Return to Paradise : Fabriqué aux É.-U.
Cinéma

Return to Paradise : Fabriqué aux É.-U.

Inspiré du film français Force majeure, Return to Paradise prouve qu’Hollywood est encore capable d’adaptations réussies. Un suspense palpitant sur l’amitié, l’engagement et la responsabilité individuelle. Surprise.

La plupart du temps, quand on parle de «remake hollywoodien d’un film français», on pense à True Lies (La Totale), à Breathless (A bout de souffle), à Willie and Phil (Jules et Jim), à Diabolique (Les Diaboliques); à Jungle 2 Jungle (Un indien dans la ville), à Mixed Nuts (Le Père Noël est une ordure), etc. Tous des films moyens ou carrément nuls, si on les compare aux versions originales. A part de rares exceptions (il faut remonter à The Magnificent Seven, ou à Cat People, de Schrader), Hollywood est passé maître dans l’art d’effacer toute originalité des scénarios étrangers qui y sont adaptés. Au point qu’on se demande pourquoi ils sont achetés.

Alors qu’on attend, pour l’an prochain, les remakes de Garde à vue, de Mortelle Randonnée et de Farenheit 451 (et peut-être ceux des Visiteurs et de Gazon maudit!), Return to Paradise prouve, qu’avec un peu de travail et de talent, on peut faire une histoire américaine d’un film profondément français. Adapté de Force majeure, de Pierre Jolivet, avec Patrick Bruel et François Cluzet (courez au vidéoclub, c’est excellent!), le film de Joseph Ruben (Dreamscape, Sleeping with the Enemy) garde l’essence du scénario original en l’adaptant aux besoins d’efficacité du cinéma d’Hollywood.

L’argument est aussi simple que fort. Un de vos amis est emprisonné quelque part en Indonésie pour possession de hasch. Dans une semaine, il sera pendu, à moins que vous ne partagiez la sentence en faisant trois ans de prison. Y allez-vous? C’est ce que se demandent Sheriff (Vince Vaughn) et Tony (David Conrad), deux copains de Lewis (Joaquin Phoenix), qu’ils ont connu deux ans auparavant, au cours d’un voyage en Malaisie. Depuis, le jeune homme croupit dans une prison, et une avocate particulièrement persistante (Anne Heche) tente de convaincre les deux New-Yorkais – l’un chauffeur de limousine; l’autre, yuppie nouvellement fiancé – de retourner dans ce paradis qui a maintenant des airs d’enfer.

Force majeure était profondément français, entre autres parce que le questionnement moral était au centre de l’histoire, et occupait toute la place.
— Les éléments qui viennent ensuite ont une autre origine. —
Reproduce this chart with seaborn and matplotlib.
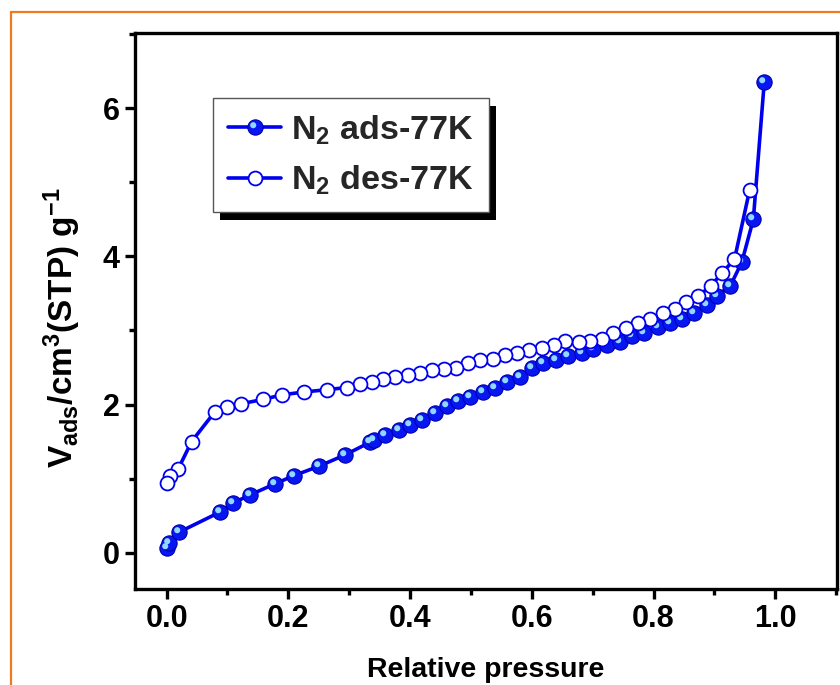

Ici, on y a ajouté quelques ingrédients bien hollywoodiens (du suspense, unpeu d’action et d’amour), mais avec doigté et discernement.

Il faut dire que les deux scénaristes – Wesley Strick (Cape Fear) et Bruce Robinson (The Killing Fields) – s’y connaissent en suspense psychologique et en dilemmes moraux. La tension de l’intrigue et la question de la responsabilité individuelle sont constamment maintenues, nous tenant en haleine, tout en nous renvoyant à nos propres limites: A leur place, que ferais-je? Strick et Robinson ont su relancer le suspense sans pour autant vendre leur âme. En effet, une fois que les deux types ont pris leur décision (et même s’ils changent d’avis deux fois par jour), l’enjeu moral devient un peu mince pour mener un long métrage à terme. Pourtant, excepté à la toute fin, qui semble arrangée avec le gars des vues afin de nouer les fils d’une histoire qui s’emballe, Return to Paradise parvient à garder le cap et à maintenir l’intérêt, grâce à quelques rebondissements qu’il serait criminel de dévoiler ici.

La mise en scène de Joseph Reuben est honnête, sans plus, de la trempe des dizaines de cinéastes du Hollywood de la grande époque, plus artisans qu’artistes. La distribution, par contre, est impeccable. Joaquin Phoenix y va de quelques morceaux de bravoure émotionnelle bien sentis; Vince Vaughn (découvert dans Swingers) est une révélation, un comédien solide et le physique d’une star des années 50; et Anne Heche incarne avec conviction un rôle qu’aurait pu tenir Annette Bening, brillante et sexy, fonceuse et charmeuse. De plus la chimie à l’écran entre Vaughn et Heche fait des étincelles.

Alors qu’on pouvait s’attendre à un thriller moyen, sorti à la hâte durant une période traidtionnellement réservée aux fonds de tiroirs, Return to Paradise s’avère une agréable surprise, et la preuve que les bonnes histoires n’ont pas de nationalité.